CES: As Risks Rise, Experts Reimagine Path to Cyber Safety

At a CES panel, CISA director Jen Easterly sounded the alarm on the current state of cybersecurity in the U.S. “We cannot accept that ten years from now it will be the same or worse than it is now,” she said. “All the critical infrastructure we rely on is underpinned by a technology base that was created in an insecure way.” As head of the Cybersecurity and Infrastructure Security Agency, Easterly is in a position to assess the coming damage, projected to be $8 trillion this year. Moderator Rajeev Chand, Wing Venture Capital partner led Easterly and CrowdStrike chief executive George Kurtz in a discussion on how to halt the increase of cyber-insecurity.

Kurtz identified poor passwords and “the Achilles heel of backwards compatibility” for creating “gaps” enabling cybercrime. “The curve of technology from version 1.0 to 2.0 and beyond creates gaps because so many older versions remain out there,” he said. “We’re dealing with very insecure protocols to support backwards compatibility with them.”

When Chand asked about the state of preparedness among big companies, Kurtz replied that it depends on the business sector. “Finance companies and others that are regulated have much better preparedness,” he said. “But if it’s a cost-constrained business, it’s harder to spend the money.”

For that reason, CISA is focused on getting C-Suite executives and boards of directors to “really embrace cybersecurity as a matter of good corporate policy”

“We have to think of it as a persistent, transparent relationship between corporation and government,” Easterly said, noting the importance of a shift to “secure-by-design” products. “Decades of insecure design of technology is a fundamental safety issue,” she said. “We’ve accepted that software is developed with all kinds of flaws and we haven’t incentivized companies to keep it safe.

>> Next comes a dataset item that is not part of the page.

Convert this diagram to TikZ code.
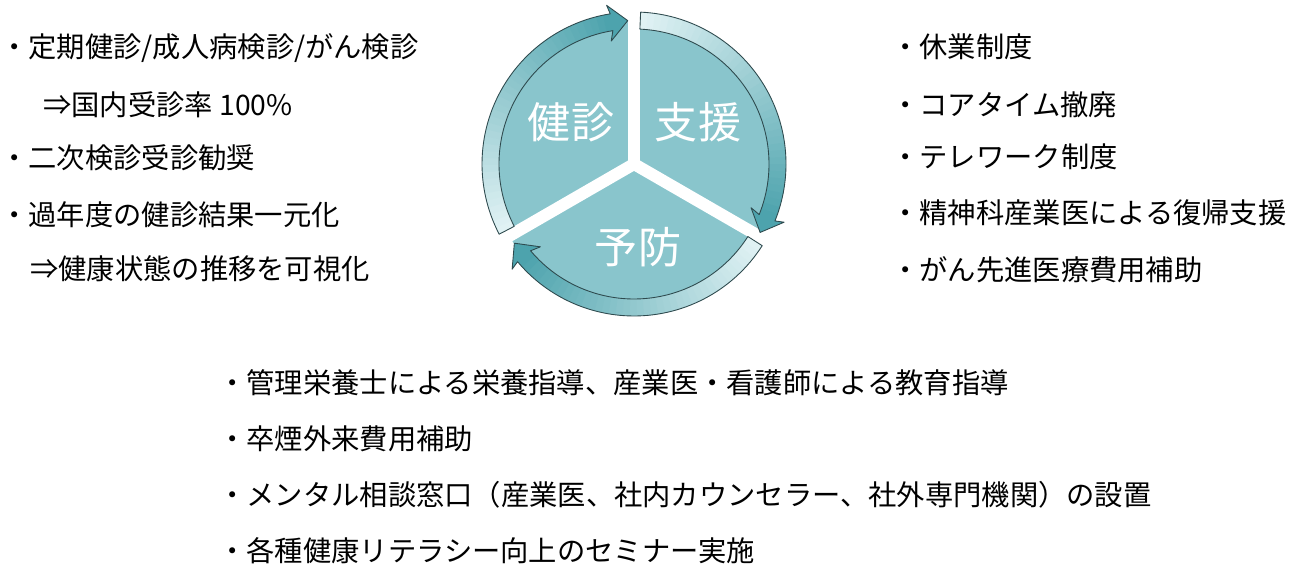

This is a serious responsibility that companies need to take, and we can’t let tech off the hook.”

Kurtz concurred with Easterly’s assessment. “A lot of companies at CES are at the leading edge of technology innovation but at the low end of cybersecurity,” he said. “Problems exist if there is an imbalance.” Although Easterly emphasized that, “consumers need to know what is in their technology,” Kurtz countered that, “consumers shouldn’t have to think about security.”

“If you put the onus on the consumer, you’ve already lost,” he suggested.

Easterly agreed. “We put the burden of safety on consumers who least understand the threat and have the ability to defend themselves,” she said. “It’s about how we build the technology that’s the most secure out of the box. And chief executives and boards are responsible for cyber risk.”